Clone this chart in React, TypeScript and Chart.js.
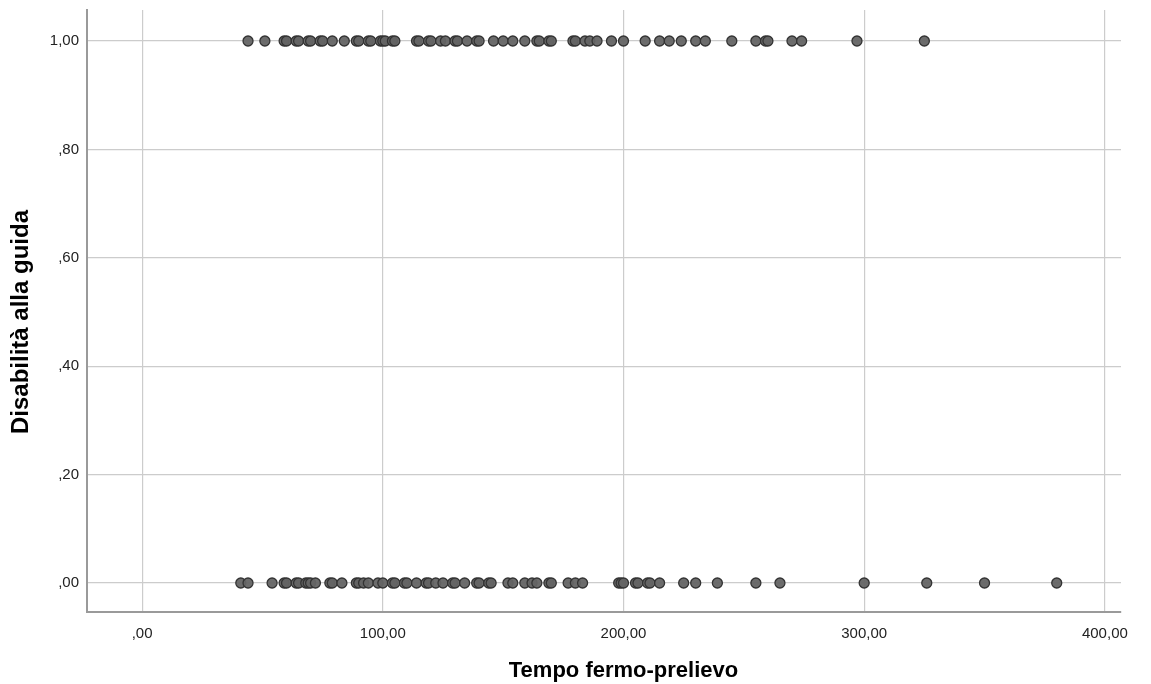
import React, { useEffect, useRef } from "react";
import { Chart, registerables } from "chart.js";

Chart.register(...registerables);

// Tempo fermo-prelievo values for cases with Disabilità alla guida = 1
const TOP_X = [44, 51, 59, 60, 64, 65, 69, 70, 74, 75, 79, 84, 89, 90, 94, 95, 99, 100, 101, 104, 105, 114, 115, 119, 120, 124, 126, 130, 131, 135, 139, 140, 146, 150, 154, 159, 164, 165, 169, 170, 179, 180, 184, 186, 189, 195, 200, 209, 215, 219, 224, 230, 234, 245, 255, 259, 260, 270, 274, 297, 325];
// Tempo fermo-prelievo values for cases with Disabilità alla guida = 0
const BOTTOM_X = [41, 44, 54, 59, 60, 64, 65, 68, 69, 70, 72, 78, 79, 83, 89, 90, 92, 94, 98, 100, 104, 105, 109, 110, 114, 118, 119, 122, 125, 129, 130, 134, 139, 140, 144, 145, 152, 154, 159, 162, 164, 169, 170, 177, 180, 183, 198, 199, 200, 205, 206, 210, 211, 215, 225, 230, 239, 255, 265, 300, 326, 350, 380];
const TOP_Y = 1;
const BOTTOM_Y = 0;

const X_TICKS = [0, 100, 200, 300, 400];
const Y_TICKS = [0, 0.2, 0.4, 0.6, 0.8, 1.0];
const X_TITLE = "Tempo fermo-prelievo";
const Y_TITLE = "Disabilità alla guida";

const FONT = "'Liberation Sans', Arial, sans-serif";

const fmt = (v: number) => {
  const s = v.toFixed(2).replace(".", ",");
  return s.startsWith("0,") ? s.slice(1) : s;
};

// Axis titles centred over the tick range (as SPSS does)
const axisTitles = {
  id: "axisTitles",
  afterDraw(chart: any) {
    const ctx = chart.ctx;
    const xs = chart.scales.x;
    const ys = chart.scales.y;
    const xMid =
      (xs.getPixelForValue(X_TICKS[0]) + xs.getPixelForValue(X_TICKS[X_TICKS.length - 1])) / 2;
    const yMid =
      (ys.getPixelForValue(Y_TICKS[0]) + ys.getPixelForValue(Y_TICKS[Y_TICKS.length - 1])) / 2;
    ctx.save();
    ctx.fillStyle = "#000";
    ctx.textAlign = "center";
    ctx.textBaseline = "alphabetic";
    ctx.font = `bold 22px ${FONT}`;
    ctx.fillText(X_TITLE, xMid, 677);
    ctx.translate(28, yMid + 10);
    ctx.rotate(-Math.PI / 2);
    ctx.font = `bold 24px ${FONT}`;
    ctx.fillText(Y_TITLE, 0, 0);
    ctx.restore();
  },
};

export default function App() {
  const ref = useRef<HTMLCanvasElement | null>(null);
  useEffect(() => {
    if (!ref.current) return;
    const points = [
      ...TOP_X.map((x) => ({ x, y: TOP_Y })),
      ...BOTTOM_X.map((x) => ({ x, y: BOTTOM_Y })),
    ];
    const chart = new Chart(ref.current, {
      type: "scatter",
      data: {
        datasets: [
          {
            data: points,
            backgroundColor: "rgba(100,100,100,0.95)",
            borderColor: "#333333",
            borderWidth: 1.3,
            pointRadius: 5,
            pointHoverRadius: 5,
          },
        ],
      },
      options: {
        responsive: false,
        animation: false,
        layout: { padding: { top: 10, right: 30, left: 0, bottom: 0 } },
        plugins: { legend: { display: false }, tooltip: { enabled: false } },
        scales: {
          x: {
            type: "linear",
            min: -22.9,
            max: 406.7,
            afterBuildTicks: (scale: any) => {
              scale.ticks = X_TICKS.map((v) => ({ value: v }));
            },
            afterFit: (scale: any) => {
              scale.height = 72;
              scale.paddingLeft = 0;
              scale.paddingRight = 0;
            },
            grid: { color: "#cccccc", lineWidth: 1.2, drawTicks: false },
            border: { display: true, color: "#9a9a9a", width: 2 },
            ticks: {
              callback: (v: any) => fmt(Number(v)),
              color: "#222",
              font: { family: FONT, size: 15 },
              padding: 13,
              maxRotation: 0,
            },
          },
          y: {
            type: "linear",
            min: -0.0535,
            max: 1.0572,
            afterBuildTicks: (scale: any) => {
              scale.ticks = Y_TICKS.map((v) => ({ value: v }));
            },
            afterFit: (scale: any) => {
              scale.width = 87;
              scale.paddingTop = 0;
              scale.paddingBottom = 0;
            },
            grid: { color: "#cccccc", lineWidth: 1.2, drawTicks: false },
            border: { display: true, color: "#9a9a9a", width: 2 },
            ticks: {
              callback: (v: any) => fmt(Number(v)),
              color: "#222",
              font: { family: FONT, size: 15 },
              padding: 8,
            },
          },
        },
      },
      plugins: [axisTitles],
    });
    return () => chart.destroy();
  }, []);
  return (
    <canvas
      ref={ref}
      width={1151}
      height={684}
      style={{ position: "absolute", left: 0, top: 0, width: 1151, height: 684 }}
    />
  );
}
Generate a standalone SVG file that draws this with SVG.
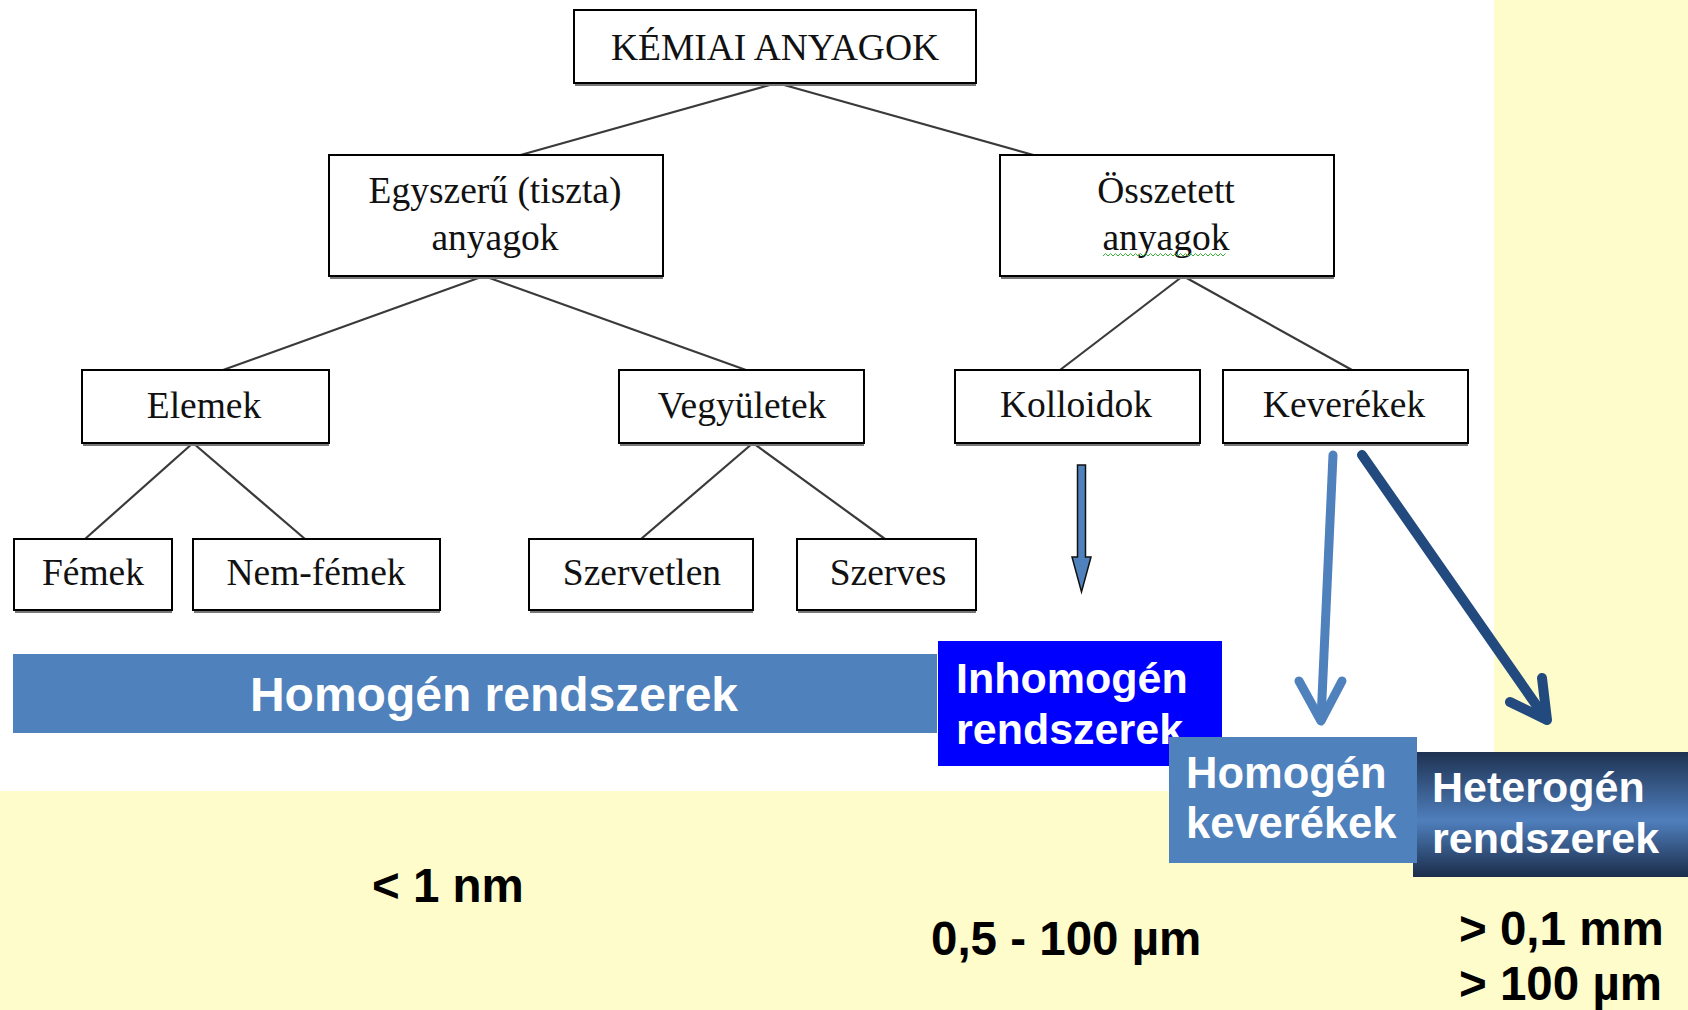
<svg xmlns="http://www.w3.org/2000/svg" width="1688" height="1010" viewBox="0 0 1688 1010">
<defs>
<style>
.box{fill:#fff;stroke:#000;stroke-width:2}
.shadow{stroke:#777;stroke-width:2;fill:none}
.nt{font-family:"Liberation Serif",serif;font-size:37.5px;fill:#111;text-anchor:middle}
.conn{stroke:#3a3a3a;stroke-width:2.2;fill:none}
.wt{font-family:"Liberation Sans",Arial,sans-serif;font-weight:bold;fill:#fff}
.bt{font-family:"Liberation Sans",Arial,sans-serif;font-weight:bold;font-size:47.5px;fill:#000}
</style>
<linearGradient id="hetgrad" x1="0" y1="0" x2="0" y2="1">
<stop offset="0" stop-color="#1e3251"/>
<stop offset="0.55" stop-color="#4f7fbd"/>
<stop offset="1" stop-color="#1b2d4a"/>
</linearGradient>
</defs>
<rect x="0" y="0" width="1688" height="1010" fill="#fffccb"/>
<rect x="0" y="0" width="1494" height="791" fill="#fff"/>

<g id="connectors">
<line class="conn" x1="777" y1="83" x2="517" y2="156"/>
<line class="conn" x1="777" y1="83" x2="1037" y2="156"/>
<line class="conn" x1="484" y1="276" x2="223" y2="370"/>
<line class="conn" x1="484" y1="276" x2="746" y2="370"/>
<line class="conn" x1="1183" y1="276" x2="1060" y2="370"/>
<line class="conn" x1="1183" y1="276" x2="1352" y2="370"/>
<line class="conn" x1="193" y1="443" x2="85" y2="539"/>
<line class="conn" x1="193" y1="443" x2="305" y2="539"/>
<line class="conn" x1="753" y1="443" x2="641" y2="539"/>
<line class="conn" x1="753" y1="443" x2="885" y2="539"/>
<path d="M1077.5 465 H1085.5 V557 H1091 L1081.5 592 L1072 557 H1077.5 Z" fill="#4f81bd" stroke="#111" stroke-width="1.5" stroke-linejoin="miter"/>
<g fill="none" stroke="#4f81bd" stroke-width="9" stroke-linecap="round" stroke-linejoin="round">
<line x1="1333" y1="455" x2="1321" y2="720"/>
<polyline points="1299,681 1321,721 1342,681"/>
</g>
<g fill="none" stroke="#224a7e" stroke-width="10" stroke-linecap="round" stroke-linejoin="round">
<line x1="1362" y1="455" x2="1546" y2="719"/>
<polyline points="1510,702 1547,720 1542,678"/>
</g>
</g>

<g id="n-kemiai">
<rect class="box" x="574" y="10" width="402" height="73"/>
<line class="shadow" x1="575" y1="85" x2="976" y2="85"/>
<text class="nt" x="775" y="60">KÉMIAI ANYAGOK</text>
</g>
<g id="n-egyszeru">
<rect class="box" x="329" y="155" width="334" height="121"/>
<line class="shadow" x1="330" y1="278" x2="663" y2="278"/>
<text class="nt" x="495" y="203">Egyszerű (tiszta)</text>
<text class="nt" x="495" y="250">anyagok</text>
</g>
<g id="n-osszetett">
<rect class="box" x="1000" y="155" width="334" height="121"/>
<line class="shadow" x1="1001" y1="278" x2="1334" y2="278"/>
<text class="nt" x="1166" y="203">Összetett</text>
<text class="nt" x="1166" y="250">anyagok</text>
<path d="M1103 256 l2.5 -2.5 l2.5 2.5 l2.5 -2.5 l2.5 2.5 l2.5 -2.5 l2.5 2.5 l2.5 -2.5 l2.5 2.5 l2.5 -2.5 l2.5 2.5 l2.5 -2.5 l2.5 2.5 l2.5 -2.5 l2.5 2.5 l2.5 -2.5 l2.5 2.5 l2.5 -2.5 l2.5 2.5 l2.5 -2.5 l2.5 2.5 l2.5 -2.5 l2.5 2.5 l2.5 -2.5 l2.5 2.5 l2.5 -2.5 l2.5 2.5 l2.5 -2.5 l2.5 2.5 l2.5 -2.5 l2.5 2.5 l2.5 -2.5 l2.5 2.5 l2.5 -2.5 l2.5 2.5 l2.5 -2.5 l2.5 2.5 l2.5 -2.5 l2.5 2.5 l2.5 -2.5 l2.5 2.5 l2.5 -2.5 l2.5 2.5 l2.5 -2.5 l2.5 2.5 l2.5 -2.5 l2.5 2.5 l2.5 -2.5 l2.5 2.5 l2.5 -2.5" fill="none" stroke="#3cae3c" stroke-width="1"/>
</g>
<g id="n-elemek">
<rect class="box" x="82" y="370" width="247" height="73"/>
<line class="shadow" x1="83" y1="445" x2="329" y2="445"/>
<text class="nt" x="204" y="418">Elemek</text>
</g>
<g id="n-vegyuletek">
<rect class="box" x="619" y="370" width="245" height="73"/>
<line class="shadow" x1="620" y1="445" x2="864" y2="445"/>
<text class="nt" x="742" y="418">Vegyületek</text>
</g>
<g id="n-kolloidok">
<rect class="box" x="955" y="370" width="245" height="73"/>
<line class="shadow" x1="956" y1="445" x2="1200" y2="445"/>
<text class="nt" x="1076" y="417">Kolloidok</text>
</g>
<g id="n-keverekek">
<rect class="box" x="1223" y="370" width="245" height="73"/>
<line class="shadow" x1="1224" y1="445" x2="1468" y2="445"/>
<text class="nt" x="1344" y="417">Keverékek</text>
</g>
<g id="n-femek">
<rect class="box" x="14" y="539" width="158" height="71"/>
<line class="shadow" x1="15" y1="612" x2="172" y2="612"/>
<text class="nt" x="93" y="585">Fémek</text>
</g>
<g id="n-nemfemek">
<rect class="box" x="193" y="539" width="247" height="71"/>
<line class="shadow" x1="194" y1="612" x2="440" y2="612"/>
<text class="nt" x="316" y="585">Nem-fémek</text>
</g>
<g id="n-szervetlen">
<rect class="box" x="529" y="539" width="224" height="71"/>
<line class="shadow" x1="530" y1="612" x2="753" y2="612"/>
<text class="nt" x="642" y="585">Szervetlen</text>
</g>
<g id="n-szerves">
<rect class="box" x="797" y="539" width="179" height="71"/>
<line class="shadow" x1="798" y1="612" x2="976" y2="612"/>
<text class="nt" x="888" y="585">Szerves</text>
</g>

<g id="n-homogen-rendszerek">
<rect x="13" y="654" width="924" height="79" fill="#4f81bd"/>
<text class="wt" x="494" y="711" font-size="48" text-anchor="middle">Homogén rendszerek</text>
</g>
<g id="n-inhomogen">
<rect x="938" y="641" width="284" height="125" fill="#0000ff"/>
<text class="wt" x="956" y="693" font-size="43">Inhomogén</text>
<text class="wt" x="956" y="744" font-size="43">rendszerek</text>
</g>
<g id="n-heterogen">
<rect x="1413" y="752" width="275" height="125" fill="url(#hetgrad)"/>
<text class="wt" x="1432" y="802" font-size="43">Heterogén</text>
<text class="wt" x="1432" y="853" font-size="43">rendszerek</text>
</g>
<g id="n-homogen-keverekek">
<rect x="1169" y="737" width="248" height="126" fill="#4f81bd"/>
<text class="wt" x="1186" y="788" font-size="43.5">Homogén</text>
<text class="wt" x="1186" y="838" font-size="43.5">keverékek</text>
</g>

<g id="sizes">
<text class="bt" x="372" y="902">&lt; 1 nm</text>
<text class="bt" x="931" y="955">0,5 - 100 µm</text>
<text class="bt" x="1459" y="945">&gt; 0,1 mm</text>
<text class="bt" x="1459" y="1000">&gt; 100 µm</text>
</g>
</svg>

- **GIVEN REQUEST**: State the number of lines holding the word "React" in the listing. Add nothing else.

- **THE OUTPUT**: 2